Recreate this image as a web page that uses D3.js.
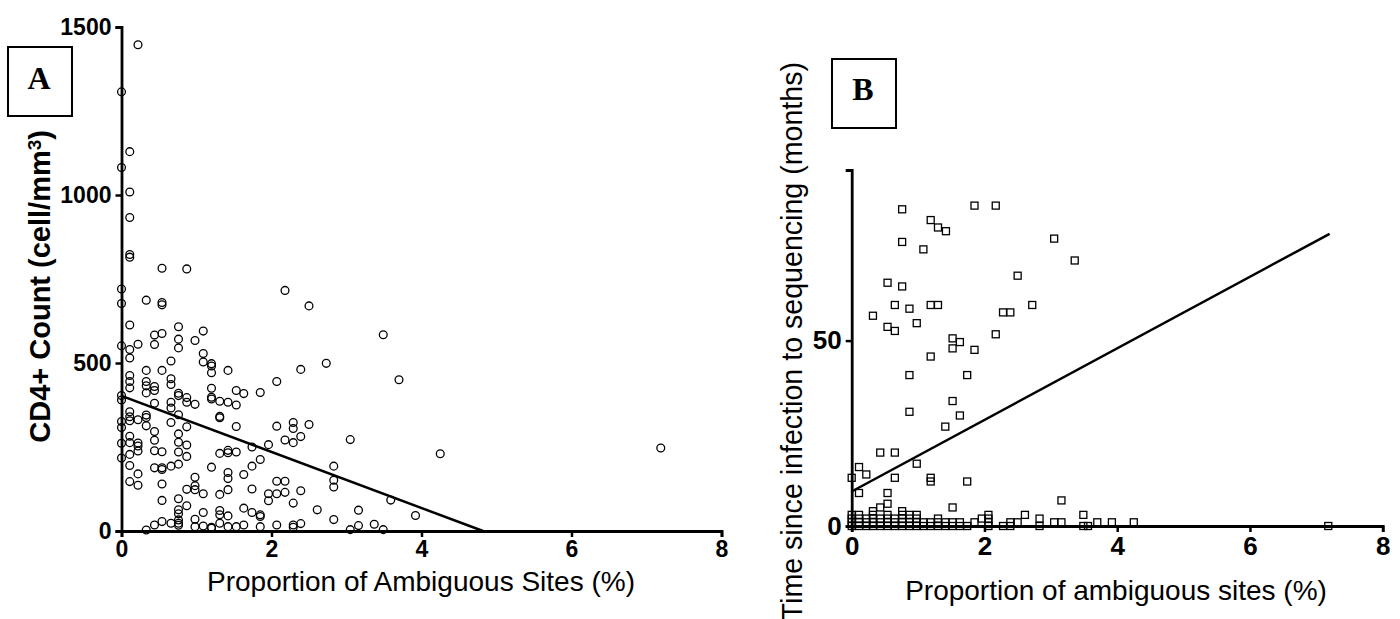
<!DOCTYPE html>
<html>
<head>
<meta charset="utf-8">
<script src="https://cdn.jsdelivr.net/npm/d3@7"></script>
<style>
  body { margin: 0; background: #fff; }
  svg { display: block; }
  .tick text { font-family: "Liberation Sans", Arial, sans-serif; font-weight: bold; fill: #000; }
</style>
</head>
<body>
<svg id="chart"></svg>
<script>
const width = 1400;
const height = 619;

// Panel A: proportion of ambiguous sites (%) vs CD4+ count
const cd4Points = [
  [0, 1307], [0, 1082], [0, 720], [0, 677], [0, 551], [0, 403], [0, 390], [0, 326], [0, 308], [0, 261], [0, 217],
  [0.11, 1129], [0.11, 1009], [0.11, 933], [0.11, 823], [0.11, 815], [0.11, 613], [0.11, 540], [0.11, 515],
  [0.11, 463], [0.11, 445], [0.11, 426], [0.11, 355], [0.11, 340], [0.11, 328], [0.11, 282], [0.11, 263],
  [0.11, 228], [0.11, 195], [0.11, 147],
  [0.22, 1447], [0.22, 556], [0.22, 331], [0.22, 262], [0.22, 253], [0.22, 238], [0.22, 170], [0.22, 136],
  [0.33, 687], [0.33, 478], [0.33, 445], [0.33, 432], [0.33, 411], [0.33, 345], [0.33, 338], [0.33, 313], [0.33, 3],
  [0.44, 583], [0.44, 555], [0.44, 430], [0.44, 418], [0.44, 380], [0.44, 296], [0.44, 270], [0.44, 239], [0.44, 188], [0.44, 18],
  [0.54, 782], [0.54, 680], [0.54, 673], [0.54, 588], [0.54, 478], [0.54, 236], [0.54, 188], [0.54, 183], [0.54, 140], [0.54, 91], [0.54, 28],
  [0.66, 506], [0.66, 453], [0.66, 436], [0.66, 383], [0.66, 366], [0.66, 323], [0.66, 193], [0.66, 23],
  [0.76, 608], [0.76, 571], [0.76, 545], [0.76, 410], [0.76, 403], [0.76, 346], [0.76, 289], [0.76, 264],
  [0.76, 235], [0.76, 199], [0.76, 96], [0.76, 63], [0.76, 51], [0.76, 33], [0.76, 23], [0.76, 17],
  [0.87, 780], [0.87, 397], [0.87, 383], [0.87, 310], [0.87, 256], [0.87, 222], [0.87, 124], [0.87, 75],
  [0.98, 567], [0.98, 377], [0.98, 160], [0.98, 135], [0.98, 123], [0.98, 35], [0.98, 13],
  [1.09, 595], [1.09, 528], [1.09, 503], [1.09, 111], [1.09, 55], [1.09, 15],
  [1.20, 498], [1.20, 491], [1.20, 471], [1.20, 425], [1.20, 398], [1.20, 393], [1.20, 190], [1.20, 11], [1.20, 8],
  [1.31, 386], [1.31, 341], [1.31, 337], [1.31, 231], [1.31, 109], [1.31, 61], [1.31, 48], [1.31, 23],
  [1.42, 478], [1.42, 383], [1.42, 240], [1.42, 233], [1.42, 174], [1.42, 156], [1.42, 123], [1.42, 45], [1.42, 13],
  [1.53, 418], [1.53, 375], [1.53, 311], [1.53, 235], [1.53, 13],
  [1.63, 409], [1.63, 168], [1.63, 68], [1.63, 18],
  [1.74, 250], [1.74, 193], [1.74, 125], [1.74, 55],
  [1.85, 412], [1.85, 213], [1.85, 48], [1.85, 43], [1.85, 13],
  [1.96, 257], [1.96, 111], [1.96, 90],
  [2.07, 445], [2.07, 312], [2.07, 148], [2.07, 111], [2.07, 18],
  [2.18, 716], [2.18, 271], [2.18, 148], [2.18, 115],
  [2.29, 323], [2.29, 305], [2.29, 263], [2.29, 83], [2.29, 18], [2.29, 11],
  [2.39, 481], [2.39, 281], [2.39, 120], [2.39, 22],
  [2.50, 670], [2.50, 317], [2.61, 63], [2.73, 499],
  [2.83, 193], [2.83, 151], [2.83, 131], [2.83, 34],
  [3.05, 272], [3.05, 4], [3.16, 62], [3.16, 16], [3.37, 20], [3.49, 584], [3.49, 4],
  [3.59, 92], [3.70, 450], [3.92, 46], [4.25, 230], [7.19, 247]
];
const cd4Fit = [[0, 402], [4.82, 0]];
const cd4Ticks = [0, 500, 1000, 1500];

// Panel B: proportion of ambiguous sites (%) vs months since infection
const monthPoints = [
  [0.76, 85.4], [1.85, 86.4], [2.17, 86.4], [1.19, 82.5], [1.30, 80.5], [1.42, 79.5], [3.05, 77.5],
  [0.76, 76.6], [1.08, 74.6], [3.36, 71.6], [2.50, 67.5], [0.54, 65.6], [0.76, 64.6], [0.65, 59.6],
  [0.87, 58.6], [1.19, 59.6], [1.30, 59.6], [2.28, 57.6], [2.39, 57.6], [2.72, 59.6], [0.32, 56.7],
  [0.54, 53.7], [0.65, 52.6], [0.98, 54.7], [2.17, 51.7], [1.52, 50.6], [1.63, 49.6], [1.52, 47.9],
  [1.85, 47.5], [1.19, 45.7], [0.87, 40.7], [1.74, 40.7], [1.52, 33.7], [0.87, 30.8], [1.63, 29.8],
  [1.41, 26.8], [0.43, 19.8], [0.65, 19.8], [0.98, 16.8], [0.11, 15.9], [0.22, 13.9], [0, 13.0],
  [0.65, 13.0], [1.19, 13.0], [1.19, 12.0], [1.74, 12.0], [0.11, 8.9], [0.54, 8.9], [0.54, 6.0],
  [0.43, 5.0], [1.52, 5.0], [3.16, 6.9], [0.32, 4.0], [0.76, 4.0],
  // the crowded row just above zero
  [0, 3], [0, 2], [0, 1], [0, 0], [0.11, 3], [0.11, 2], [0.11, 1], [0.11, 0],
  [0.22, 2], [0.22, 1], [0.22, 0], [0.32, 3], [0.32, 2], [0.32, 1], [0.32, 0],
  [0.43, 2], [0.43, 1], [0.43, 0], [0.54, 3], [0.54, 2], [0.54, 1], [0.54, 0],
  [0.65, 2], [0.65, 1], [0.65, 0], [0.76, 3], [0.76, 2], [0.76, 1], [0.76, 0],
  [0.87, 3], [0.87, 2], [0.87, 1], [0.87, 0], [0.98, 3], [0.98, 2], [0.98, 1], [0.98, 0],
  [1.08, 1], [1.08, 0], [1.19, 1], [1.19, 0], [1.30, 2], [1.30, 1], [1.30, 0],
  [1.41, 1], [1.41, 0], [1.52, 1], [1.52, 0], [1.63, 1], [1.63, 0], [1.74, 0], [1.85, 1], [1.96, 2],
  [2.06, 3], [2.06, 2], [2.06, 1], [2.06, 0], [2.28, 0], [2.39, 1], [2.39, 0], [2.50, 1], [2.61, 3],
  [2.83, 2], [2.83, 0], [3.05, 1], [3.16, 1], [3.49, 3], [3.49, 0], [3.56, 0], [3.70, 1], [3.92, 1],
  [4.25, 1], [7.18, 0]
];
const monthFit = [[0, 9.3], [7.2, 78.8]];
const monthTicks = [0, 50];

const xTicks = [0, 2, 4, 6, 8];

const svg = d3.select("#chart")
  .attr("width", width)
  .attr("height", height);

const sans = "'Liberation Sans', Arial, sans-serif";
const serif = "'Liberation Serif', 'Times New Roman', serif";

// --- PANEL A ---
const xA = d3.scaleLinear().domain([0, 8]).range([121.5, 721.5]);
const yA = d3.scaleLinear().domain([0, 1500]).range([531, 27]);

const gA = svg.append("g");

gA.selectAll("circle")
  .data(cd4Points)
  .join("circle")
  .attr("cx", d => xA(d[0]))
  .attr("cy", d => yA(d[1]))
  .attr("r", 3.9)
  .attr("fill", "none")
  .attr("stroke", "#000")
  .attr("stroke-width", 1.3);

gA.append("path")
  .datum(cd4Fit)
  .attr("d", d3.line().x(d => xA(d[0])).y(d => yA(d[1])))
  .attr("fill", "none")
  .attr("stroke", "#000")
  .attr("stroke-width", 2.5);

const axA_x = gA.append("g")
  .attr("transform", `translate(0,${yA(0)})`)
  .call(d3.axisBottom(xA).tickValues(xTicks).tickFormat(d3.format("d")).tickSizeOuter(0).tickSize(6).tickPadding(4));
const axA_y = gA.append("g")
  .attr("transform", `translate(${xA(0)},0)`)
  .call(d3.axisLeft(yA).tickValues(cd4Ticks).tickFormat(d3.format("d")).tickSizeOuter(0).tickSize(6).tickPadding(4));

[axA_x, axA_y].forEach(ax => {
  ax.select(".domain").attr("stroke", "#000").attr("stroke-width", 2.8);
  ax.selectAll(".tick line").attr("stroke", "#000").attr("stroke-width", 2.5);
  ax.selectAll(".tick text").style("font-size", "23px");
});

gA.append("text")
  .attr("transform", "translate(50,130) rotate(-90)")
  .attr("text-anchor", "end")
  .style("font-family", sans)
  .style("font-weight", "bold")
  .style("font-size", "29px")
  .call(t => {
    t.append("tspan").text("CD4+ Count (cell/mm");
    t.append("tspan").text("3").attr("dy", "-0.5em").style("font-size", "19px");
    t.append("tspan").text(")").attr("dy", "0.33em");
  });

gA.append("text")
  .attr("x", 421)
  .attr("y", 591)
  .attr("text-anchor", "middle")
  .style("font-family", sans)
  .style("font-size", "28px")
  .text("Proportion of Ambiguous Sites (%)");

gA.append("rect")
  .attr("x", 8).attr("y", 47).attr("width", 64).attr("height", 69)
  .attr("fill", "#fff").attr("stroke", "#000").attr("stroke-width", 2);
gA.append("text")
  .attr("x", 39).attr("y", 89)
  .attr("text-anchor", "middle")
  .style("font-family", serif)
  .style("font-weight", "bold")
  .style("font-size", "32px")
  .text("A");

// --- PANEL B ---
const xB = d3.scaleLinear().domain([0, 8]).range([851.7, 1382.7]);
const yB = d3.scaleLinear().domain([0, 96]).range([526, 170]);
const side = 7;

const gB = svg.append("g");

gB.selectAll("rect.pt")
  .data(monthPoints)
  .join("rect")
  .attr("class", "pt")
  .attr("x", d => xB(d[0]) - side / 2)
  .attr("y", d => yB(d[1]) - side / 2)
  .attr("width", side)
  .attr("height", side)
  .attr("fill", "none")
  .attr("stroke", "#000")
  .attr("stroke-width", 1.3);

gB.append("path")
  .datum(monthFit)
  .attr("d", d3.line().x(d => xB(d[0])).y(d => yB(d[1])))
  .attr("fill", "none")
  .attr("stroke", "#000")
  .attr("stroke-width", 2.5);

const axB_x = gB.append("g")
  .attr("transform", `translate(0,${yB(0)})`)
  .call(d3.axisBottom(xB).tickValues(xTicks).tickFormat(d3.format("d")).tickSizeOuter(0).tickSize(6).tickPadding(5));
const axB_y = gB.append("g")
  .attr("transform", `translate(${xB(0)},0)`)
  .call(d3.axisLeft(yB).tickValues(monthTicks).tickFormat(d3.format("d")).tickSizeOuter(0).tickSize(6).tickPadding(4));

[axB_x, axB_y].forEach(ax => {
  ax.select(".domain").attr("stroke", "#000").attr("stroke-width", 2.8);
  ax.selectAll(".tick line").attr("stroke", "#000").attr("stroke-width", 2.5);
  ax.selectAll(".tick text").style("font-size", "26px");
});

gB.append("text")
  .attr("transform", "translate(802,62) rotate(-90)")
  .attr("text-anchor", "end")
  .style("font-family", sans)
  .style("font-size", "28.6px")
  .text("Time since infection to sequencing (months)");

gB.append("text")
  .attr("x", 1116)
  .attr("y", 600)
  .attr("text-anchor", "middle")
  .style("font-family", sans)
  .style("font-size", "28px")
  .text("Proportion of ambiguous sites (%)");

gB.append("rect")
  .attr("x", 832).attr("y", 59).attr("width", 64).attr("height", 69)
  .attr("fill", "#fff").attr("stroke", "#000").attr("stroke-width", 2);
gB.append("text")
  .attr("x", 863).attr("y", 100)
  .attr("text-anchor", "middle")
  .style("font-family", serif)
  .style("font-weight", "bold")
  .style("font-size", "32px")
  .text("B");
</script>
</body>
</html>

▬▬▬▬▬▬▬▬▬▬

Exercise aim: Give again, exactly, the lines from the start of the data through the one holding "const height = 619;"; omit the pictures.

Completed exercise:
Recreate this image as a web page that uses D3.js.
<!DOCTYPE html>
<html>
<head>
<meta charset="utf-8">
<script src="https://cdn.jsdelivr.net/npm/d3@7"></script>
<style>
  body { margin: 0; background: #fff; }
  svg { display: block; }
  .tick text { font-family: "Liberation Sans", Arial, sans-serif; font-weight: bold; fill: #000; }
</style>
</head>
<body>
<svg id="chart"></svg>
<script>
const width = 1400;
const height = 619;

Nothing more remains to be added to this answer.